The tragedy was not that their jobs became obsolete but rather that they didn’t have the skills to move on and up. Trade with China was blamed, but only one-quarter of the losses came from that source. Twice the number of job losses came from new technology, robots, and increased capital-intensivity.
Tariffs and quotas can temporarily save the workers’ jobs in threatened industries like steel, the populist nationalists argue, but they ignore the huge cost passed on to steel-consuming industries, consumers, and the productivity of the national economy. Capitalism — under the code word “globalism” — is denounced as the villain, devoid of caring for the people. In this, the populist nationalists aren’t much different in their rhetoric than the socialists.
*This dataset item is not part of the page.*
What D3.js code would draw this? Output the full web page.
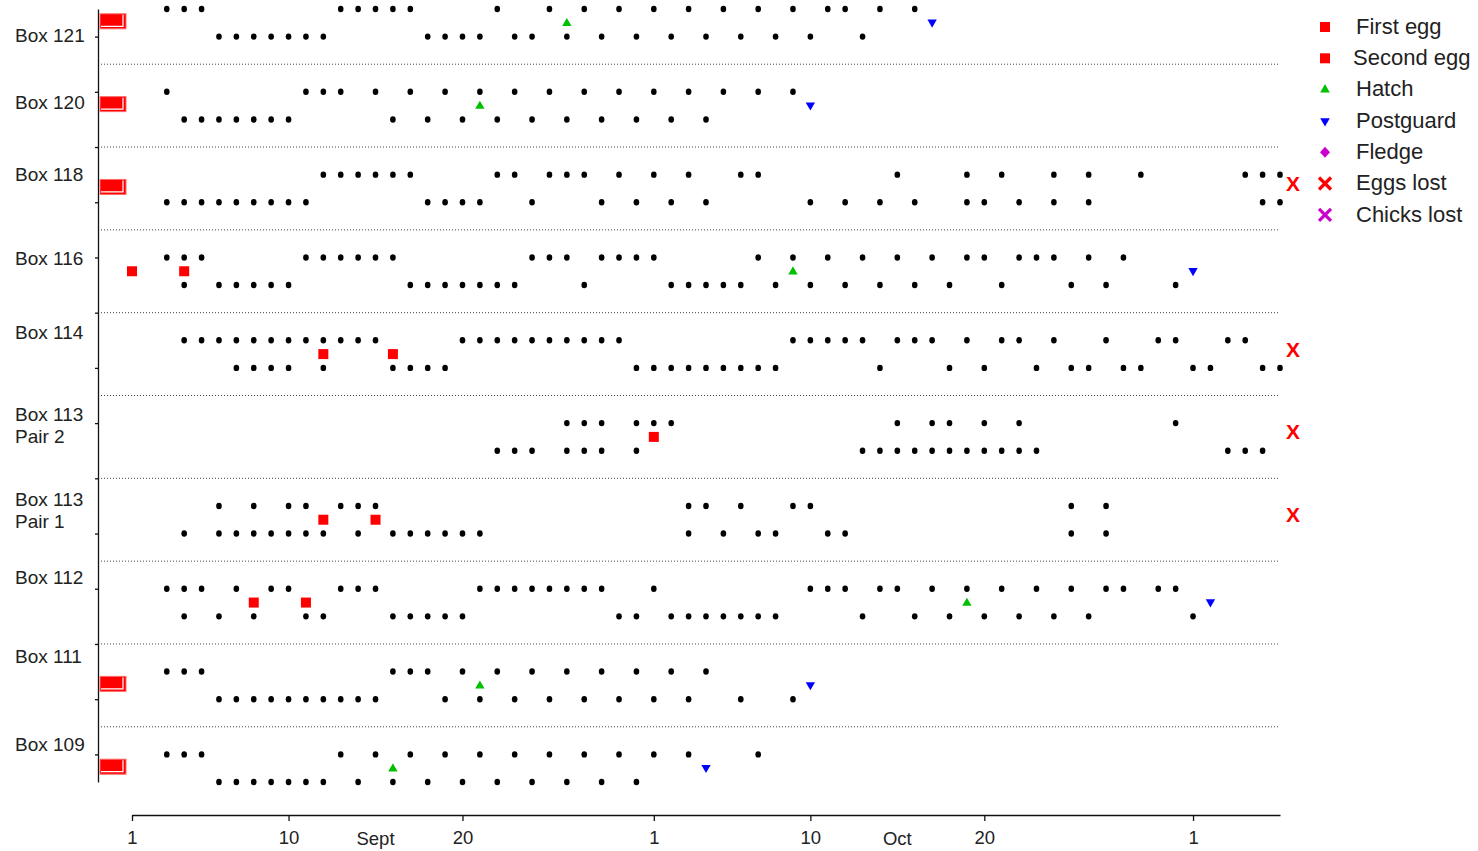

The truth of the matter is that those former jobs are gone forever. Agriculture, industry, and even large portions of the service sector are becoming more capital intensive and capable of accomplishing more tasks with fewer employees. Even Uber drivers and truck drivers — in such shortage today — will need to move on to new jobs once self-driving vehicles roll off the assembly lines. Wages and job satisfaction will increase in most cases, provided the workers quickly acquire the skills necessary to perform the new higher-quality jobs that are or shortly will become available.
The tragedy of the dying towns of the Midwest and other venues hit by factory closures has been workers’ lack of the necessary skills to move on and up. This is a tragic situation, but it’s less likely to repeat itself if the economy maintains its present growth pattern, public education improves, apprentice programs are introduced, and young workers stay longer in school.